Neste semestre estou tendo aulas incríveis sobre patrimônio no mestrado. Na aula de ontem uma colega apresentou o conteúdo do dossiê do IPHAN (Instituto do Patrimônio Histórico e Artístico Nacional) sobre o Ofício das Baianas de Acarajé.
Antes de contar para vocês o grande insight da colega que apresentava e da discussão fervorosa que se seguiu, algumas informações básicas para que ninguém fique com dúvida.
O IPHAN é um órgão público nacional responsável por identificar, catalogar e proteger os patrimônios nacionais. Estes patrimônios podem ser físicos/materiais (edifícios, lugares, cidades, etc) ou intangíveis/imateriais (música, arte, saber fazer, festa, etc). Por muitos anos a preocupação do IPHAN em tombar e preservar foi apenas dos patrimônios materiais brasileiros, isso apesar de um de seus idealizadores, Mário de Andrade, expressar na década de 1930 a importância que teria o registro das inúmeras expressões culturais que caracterizam o Brasil… Ou seja, apesar do IPHAN ter sido fundado em 1937, apenas em 2000 começaram a ser feitas as primeiras pesquisas, registros e salvaguardas dos patrimônios intangíveis brasileiros.
Mas não é apenas o IPHAN que realiza este trabalho, existem também departamentos normalmente relacionados às secretarias de cultura dos estados e municípios que realizam este trabalho de tombamento/registro de bens materiais/imateriais importantes para aquelas comunidades. No caso de São Paulo, temos no estado o CONDEPHAAT e no município o Conpresp e o Departamento do Patrimônio Histórico.
Agora, em relação ao registro de certos alimentos, caminhamos ainda a pequenos passos. O IPHAN só oficializou o registro, como dito acima, do Ofício das Baianas de Acarajé (é importante frisar que o registro é do MODO DE FAZER, relacionando a origem, a religiosidade e a importância social do ofício) e além deste, o Modo artesanal de fazer Queijo de Minas, nas regiões do Serro e das serras da Canastra e do Salitre. Um outro registro não especificamente de alimentos, mas correlato é o Ofício das Paneleiras de Goiabeiras, que registra o saber envolvido na fabricação artesanal de panelas de barro no bairro de Goiabeiras Velha, em Vitória, no Espírito Santo. Este foi aliás o primeiro registro de bem imaterial do IPHAN e também é um dos únicos que já possuem o dossiê e plano de salvaguarda.
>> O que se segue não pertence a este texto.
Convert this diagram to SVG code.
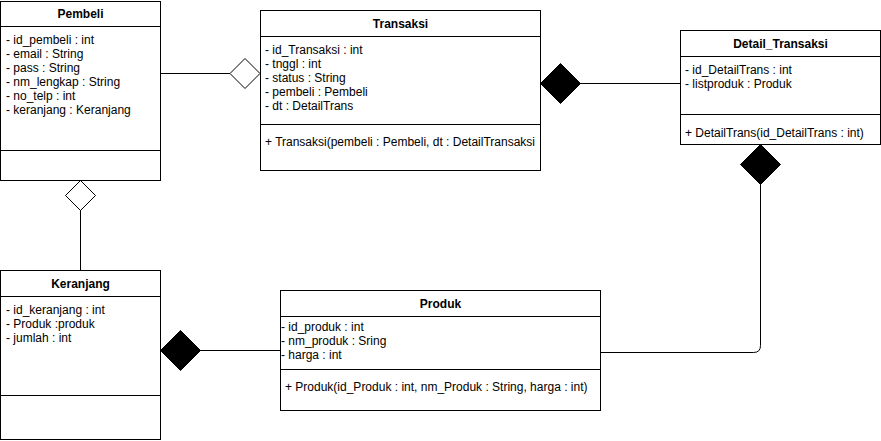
<svg xmlns="http://www.w3.org/2000/svg" width="881" height="441" viewBox="0 0 881 441">
<style>
.box{fill:#fff;stroke:#000;stroke-width:1}
.sep{stroke:#000;stroke-width:1}
.t{font-family:"Liberation Sans",Arial,Helvetica,sans-serif;font-size:12px;fill:#000}
.h{font-weight:bold;text-anchor:middle}
.c{fill:none;stroke:#000;stroke-width:1}
.open{fill:#fff;stroke:#000;stroke-width:1}
.fill{fill:#000;stroke:#000;stroke-width:1}
</style>
<rect width="881" height="441" fill="#fff"/>
<g id="connectors">
<path class="c" d="M160.5 73.5 H230"/>
<path class="open" d="M230 73.5 L245 58.5 L260 73.5 L245 88.5 Z"/>
<path class="c" d="M580 83.5 H680.5"/>
<path class="fill" d="M540.5 83.5 L560.5 63.5 L580.5 83.5 L560.5 103.5 Z"/>
<path class="c" d="M80.5 210 V270.5"/>
<path class="open" d="M80.5 180.5 L95.5 195.5 L80.5 210.5 L65.5 195.5 Z"/>
<path class="c" d="M200 350.5 H280.5"/>
<path class="fill" d="M160.5 350.5 L180.5 330.5 L200.5 350.5 L180.5 370.5 Z"/>
<path class="c" d="M760.5 184 V345.5 Q760.5 352.5 753.5 352.5 H601"/>
<path class="fill" d="M760.5 144.5 L780.5 164.5 L760.5 184.5 L740.5 164.5 Z"/>
</g>
<g id="Pembeli">
<rect class="box" x="0.5" y="1.5" width="160" height="179"/>
<line class="sep" x1="0.5" y1="26.5" x2="160.5" y2="26.5"/>
<line class="sep" x1="0.5" y1="150.5" x2="160.5" y2="150.5"/>
<text class="t h" x="80.5" y="18">Pembeli</text>
<text class="t" x="6" y="44">- id_pembeli : int</text>
<text class="t" x="6" y="58">- email : String</text>
<text class="t" x="6" y="72">- pass : String</text>
<text class="t" x="6" y="86">- nm_lengkap : String</text>
<text class="t" x="6" y="100">- no_telp : int</text>
<text class="t" x="6" y="114">- keranjang : Keranjang</text>
</g>
<g id="Transaksi">
<rect class="box" x="260.5" y="10.5" width="280" height="160"/>
<line class="sep" x1="260.5" y1="36.5" x2="540.5" y2="36.5"/>
<line class="sep" x1="260.5" y1="124.5" x2="540.5" y2="124.5"/>
<text class="t h" x="400.5" y="28">Transaksi</text>
<text class="t" x="265" y="54">- id_Transaksi : int</text>
<text class="t" x="265" y="68">- tnggl : int</text>
<text class="t" x="265" y="82">- status : String</text>
<text class="t" x="265" y="96">- pembeli : Pembeli</text>
<text class="t" x="265" y="110">- dt : DetailTrans</text>
<text class="t" x="265" y="146">+ Transaksi(pembeli : Pembeli, dt : DetailTransaksi</text>
</g>
<g id="Detail_Transaksi">
<rect class="box" x="680.5" y="30.5" width="200" height="114"/>
<line class="sep" x1="680.5" y1="56.5" x2="880.5" y2="56.5"/>
<line class="sep" x1="680.5" y1="114.5" x2="880.5" y2="114.5"/>
<text class="t h" x="780.5" y="48">Detail_Transaksi</text>
<text class="t" x="685" y="74">- id_DetailTrans : int</text>
<text class="t" x="685" y="88">- listproduk : Produk</text>
<text class="t" x="685" y="137">+ DetailTrans(id_DetailTrans : int)</text>
</g>
<g id="Keranjang">
<rect class="box" x="0.5" y="270.5" width="160" height="169"/>
<line class="sep" x1="0.5" y1="296.5" x2="160.5" y2="296.5"/>
<line class="sep" x1="0.5" y1="395.5" x2="160.5" y2="395.5"/>
<text class="t h" x="80.5" y="288">Keranjang</text>
<text class="t" x="6" y="314">- id_keranjang : int</text>
<text class="t" x="6" y="328">- Produk :produk</text>
<text class="t" x="6" y="342">- jumlah : int</text>
</g>
<g id="Produk">
<rect class="box" x="280.5" y="290.5" width="320" height="120"/>
<line class="sep" x1="280.5" y1="316.5" x2="600.5" y2="316.5"/>
<line class="sep" x1="280.5" y1="369.5" x2="600.5" y2="369.5"/>
<text class="t h" x="440.5" y="308">Produk</text>
<text class="t" x="281" y="331">- id_produk : int</text>
<text class="t" x="281" y="345">- nm_produk : Sring</text>
<text class="t" x="281" y="359">- harga : int</text>
<text class="t" x="285" y="391">+ Produk(id_Produk : int, nm_Produk : String, harga : int)</text>
</g>
</svg>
Estão atualmente com os processos de registro em andamento o Modo de Fazer Tradicional da Cajuína do PI e a Região doceira de Pelotas – RS, como também já há inventários realizados sobre o Tacacá e a Farinha de Mandioca do Centro Nacional de Folclore e Cultura Popular do Pará que podem render um processo de registro futuro.
Já deve ter gente se revirando perguntando: e a feijoada? e o empadão goiano? e o virado à paulista? e tantos outros pratos que consideramos emblemáticos, representativos de nossa cultura? Pois é, foi aí que começou a nossa discussão…
Essa colega apaixonada pela gastronomia e, assim como eu, pelo ensino da gastronomia levantou a bola: nós, professores e pesquisadores da gastronomia temos que atuar nesta frente. O material elaborado pelo IPHAN (dossiê) é um exemplo claro de como a pesquisa de um simples prato desenrola os pormenores culturais e especificidades do povo envolvido durante todo o processo de criação e evolução do mesmo. Porque não utilizar esse modelo como base em sala de aula? Lindo! Mas como mostrei acima, não temos praticamente nada do tipo feito até agora…
Por sugestão da professora ficou a idéia: incentivar entre colegas, alunos e profissionais o trabalho da pesquisa desses pratos e ingredientes. Quanto mais pessoas apaixonadas se preocuparem em estudar a fundo esses pratos estarão automaticamente fortalecendo e realmente criando a gastronomia brasileira, reconhecendo a si próprios como nação através de sua comida.
Nações como a França e a Itália realizam movimentos de preservação de alimentos, ingredientes e receitas há muitos anos – não é à toa que são referência quando se pensa em gastronomia. O Brasil está a anos luz de distância, mas ainda há chance de corrermos atrás.
Então faço a minha parte, estou no mestrado, estudando e pretendo continuar pesquisando para o resto da minha vida. Eu convido vocês, colegas professores, pesquisadores, apreciadores, entusiastas, amantes da nossa cozinha brasileira. Pesquisem, levem a sério. Vamos à fundo, vamos além. E vamos criar e proteger a nossa gastronomia!! E tenho dito!!